▶ _The exercise_: Restate, exactly and without pictures, the lines from the start of the listing below through the line holding "import plotly.graph_objects as go".

▶ _Data_:
- - - - - - -

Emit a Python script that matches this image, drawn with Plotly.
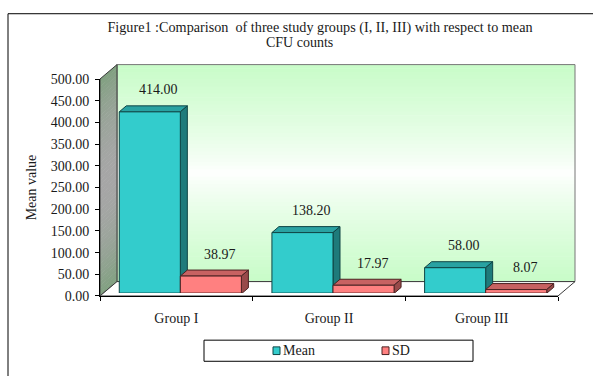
import plotly.graph_objects as go

# ---------------- data ----------------
categories = ["Group I", "Group II", "Group III"]
mean_values = [414.00, 138.20, 58.00]
sd_values = [38.97, 17.97, 8.07]
series_names = ["Mean", "SD"]
y_ticks = [0, 50, 100, 150, 200, 250, 300, 350, 400, 450, 500]
title_line1 = "Figure1 :Comparison  of three study groups (I, II, III) with respect to mean"
title_line2 = "CFU counts"
y_title = "Mean value"

# ---------------- geometry (pixels) ----------------
W, H = 593, 376
def px(x):
    return x / W
def py(y):
    return 1 - y / H

AX_L, AX_R, AX_B, AX_T = 100, 558, 301, 75     # front plane of the plot box
DX, DY = 17, 15                                 # wall depth offset
BFX, BFY = 4, 3                                 # bar front plane offset
BDX, BDY = 7, 6                                 # bar depth
YMAX = 500
BAR_T = AX_T - BFY - 2
ppu = (AX_B - BFY - BAR_T) / YMAX
cat_px = (AX_R - AX_L) / len(categories)
BAR_W = 0.4
bar_w_px = BAR_W * cat_px

FONT = "Liberation Serif"
TXT = "#1a1a1a"

MEAN_FRONT, MEAN_TOP, MEAN_SIDE, MEAN_EDGE = "#33CCCC", "#29A2A2", "#1E7B7B", "#0F4545"
SD_FRONT, SD_TOP, SD_SIDE, SD_EDGE = "#FF8080", "#C86262", "#984A4A", "#4A2222"

def mix(c1, c2, t):
    return "rgb(%d,%d,%d)" % tuple(round(a + (b - a) * t) for a, b in zip(c1, c2))

shapes = []

# outer frame
shapes.append(dict(type="rect", xref="paper", yref="paper", x0=px(8), y0=py(7),
                   x1=px(800), y1=py(600), line=dict(color="black", width=1),
                   fillcolor="rgba(0,0,0,0)", layer="below"))

# back wall gradient (green - white - green)
bw_l, bw_r, bw_t, bw_b = AX_L + DX, AX_R + DX, AX_T - DY, AX_B - DY
N = 60
green = (200, 252, 200)
white = (255, 255, 255)
for k in range(N):
    y0 = bw_t + (bw_b - bw_t) * k / N
    y1 = bw_t + (bw_b - bw_t) * (k + 1) / N
    t = abs(((y0 + y1) / 2 - (bw_t + bw_b) / 2) / ((bw_b - bw_t) / 2))
    shapes.append(dict(type="rect", xref="paper", yref="paper", x0=px(bw_l), x1=px(bw_r),
                       y0=py(y0), y1=py(y1 + 0.6), line=dict(width=0),
                       fillcolor=mix(white, green, min(1, t ** 0.8)), layer="below"))
shapes.append(dict(type="rect", xref="paper", yref="paper", x0=px(bw_l), x1=px(bw_r),
                   y0=py(bw_t), y1=py(bw_b), line=dict(color="#777777", width=1),
                   fillcolor="rgba(0,0,0,0)", layer="below"))

# left wall gradient (green - gray - green)
wgreen = (128, 160, 128)
wgray = (166, 166, 166)
for k in range(N):
    y0 = AX_T + (AX_B - AX_T) * k / N
    y1 = AX_T + (AX_B - AX_T) * (k + 1) / N + 0.6
    t = abs(((y0 + y1) / 2 - (AX_T + AX_B) / 2) / ((AX_B - AX_T) / 2))
    path = "M%f,%f L%f,%f L%f,%f L%f,%f Z" % (
        px(AX_L), py(y0), px(AX_L + DX), py(y0 - DY),
        px(AX_L + DX), py(y1 - DY), px(AX_L), py(y1))
    shapes.append(dict(type="path", xref="paper", yref="paper", path=path,
                       line=dict(width=0), fillcolor=mix(wgray, wgreen, t ** 2), layer="below"))
shapes.append(dict(type="path", xref="paper", yref="paper",
                   path="M%f,%f L%f,%f L%f,%f L%f,%f Z" % (
                       px(AX_L), py(AX_T), px(AX_L + DX), py(AX_T - DY),
                       px(AX_L + DX), py(AX_B - DY), px(AX_L), py(AX_B)),
                   line=dict(color="#3a3a3a", width=1), fillcolor="rgba(0,0,0,0)", layer="below"))

# floor
shapes.append(dict(type="path", xref="paper", yref="paper",
                   path="M%f,%f L%f,%f L%f,%f L%f,%f Z" % (
                       px(AX_L), py(AX_B), px(AX_R), py(AX_B),
                       px(AX_R + DX), py(AX_B - DY), px(AX_L + DX), py(AX_B - DY)),
                   line=dict(color="#3a3a3a", width=1), fillcolor="white", layer="below"))

# 3D faces of the bars, computed from the data values
def bar_faces(xleft, value, top_c, side_c, edge_c):
    h = value * ppu
    top = dict(type="path", xref="x2", yref="y2", xsizemode="pixel", ysizemode="pixel",
               xanchor=xleft, yanchor=value,
               path="M0,0 L%f,0 L%f,%f L%f,%f Z" % (bar_w_px, bar_w_px + BDX, BDY, BDX, BDY),
               fillcolor=top_c, line=dict(color=edge_c, width=1), layer="below")
    side = dict(type="path", xref="x2", yref="y2", xsizemode="pixel", ysizemode="pixel",
                xanchor=xleft + BAR_W, yanchor=value,
                path="M0,0 L%f,%f L%f,%f L0,%f Z" % (BDX, BDY, BDX, BDY - h, -h),
                fillcolor=side_c, line=dict(color=edge_c, width=1), layer="below")
    return [top, side]

for i in range(len(categories)):
    shapes += bar_faces(i - BAR_W, mean_values[i], MEAN_TOP, MEAN_SIDE, MEAN_EDGE)
    shapes += bar_faces(i, sd_values[i], SD_TOP, SD_SIDE, SD_EDGE)

# legend box & keys
LG_L, LG_R, LG_T, LG_B = 204, 473, 347, 369
shapes.append(dict(type="rect", xref="paper", yref="paper", x0=px(LG_L), x1=px(LG_R),
                   y0=py(LG_T), y1=py(LG_B), line=dict(color="black", width=1),
                   fillcolor="white"))
legend_keys = [(273, MEAN_FRONT, MEAN_EDGE), (382, SD_FRONT, SD_EDGE)]
for (kx, fc, ec) in legend_keys:
    shapes.append(dict(type="rect", xref="paper", yref="paper", x0=px(kx), x1=px(kx + 7),
                       y0=py(354), y1=py(362), line=dict(color=ec, width=1), fillcolor=fc))

annotations = []
for (kx, _, _), name in zip(legend_keys, series_names):
    annotations.append(dict(xref="paper", yref="paper", x=px(kx + 8), y=py(358),
                            xanchor="left", yanchor="middle", text=name, showarrow=False,
                            font=dict(family=FONT, size=14, color=TXT)))

# data labels
for i in range(len(categories)):
    for xc, v in ((i - BAR_W / 2, mean_values[i]), (i + BAR_W / 2, sd_values[i])):
        annotations.append(dict(xref="x2", yref="y2", x=xc, y=v, text="%.2f" % v,
                                showarrow=False, xanchor="center", yanchor="middle",
                                xshift=9, yshift=22,
                                font=dict(family=FONT, size=14, color=TXT)))

annotations.append(dict(xref="paper", yref="paper", x=px(299), y=py(37), text=title_line2,
                        showarrow=False, xanchor="center", yanchor="middle",
                        font=dict(family=FONT, size=14, color=TXT)))

fig = go.Figure()
# invisible trace so the front category axis knows its categories
fig.add_trace(go.Scatter(x=categories, y=[0] * len(categories), mode="none",
                         showlegend=False, hoverinfo="skip", xaxis="x", yaxis="y"))
fig.add_trace(go.Bar(x=list(range(len(categories))), y=mean_values, name=series_names[0],
                     offset=-BAR_W, width=BAR_W, xaxis="x2", yaxis="y2",
                     marker=dict(color=MEAN_FRONT, line=dict(color=MEAN_EDGE, width=1))))
fig.add_trace(go.Bar(x=list(range(len(categories))), y=sd_values, name=series_names[1],
                     offset=0, width=BAR_W, xaxis="x2", yaxis="y2",
                     marker=dict(color=SD_FRONT, line=dict(color=SD_EDGE, width=1))))

fig.update_layout(
    width=W, height=H, autosize=False,
    margin=dict(l=0, r=0, t=0, b=0),
    paper_bgcolor="white", plot_bgcolor="rgba(0,0,0,0)",
    showlegend=False,
    title=dict(text=title_line1, x=px(320), xanchor="center", y=py(21), yanchor="middle",
               xref="paper", yref="paper", font=dict(family=FONT, size=14.2, color=TXT)),
    xaxis=dict(domain=[px(AX_L), px(AX_R)], anchor="y", type="category",
               categoryorder="array", categoryarray=categories, range=[-0.5, len(categories) - 0.5],
               tickson="boundaries", ticks="outside", ticklen=4, tickcolor="black",
               ticklabelstandoff=9,
               showline=True, linecolor="black", linewidth=1, showgrid=False, zeroline=False,
               tickfont=dict(family=FONT, size=14, color=TXT), fixedrange=True),
    yaxis=dict(domain=[py(AX_B), py(AX_T)], anchor="x", range=[0, YMAX],
               tickvals=y_ticks, ticktext=["%.2f" % v for v in y_ticks],
               ticks="outside", ticklen=4, tickcolor="black", ticklabelstandoff=3,
               showline=True, linecolor="black", linewidth=1, showgrid=False, zeroline=False,
               tickfont=dict(family=FONT, size=14, color=TXT),
               title=dict(text=y_title, font=dict(family=FONT, size=14, color=TXT), standoff=10),
               fixedrange=True),
    xaxis2=dict(domain=[px(AX_L + BFX), px(AX_R + BFX)], anchor="y2",
                range=[-0.5, len(categories) - 0.5], visible=False, fixedrange=True),
    yaxis2=dict(domain=[py(AX_B - BFY), py(BAR_T)], anchor="x2",
                range=[0, YMAX], visible=False, fixedrange=True),
    shapes=shapes,
    annotations=annotations,
)

fig.write_html("out.html")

- - - - - - -

▶ _Answer in full_:
Emit a Python script that matches this image, drawn with Plotly.
import plotly.graph_objects as go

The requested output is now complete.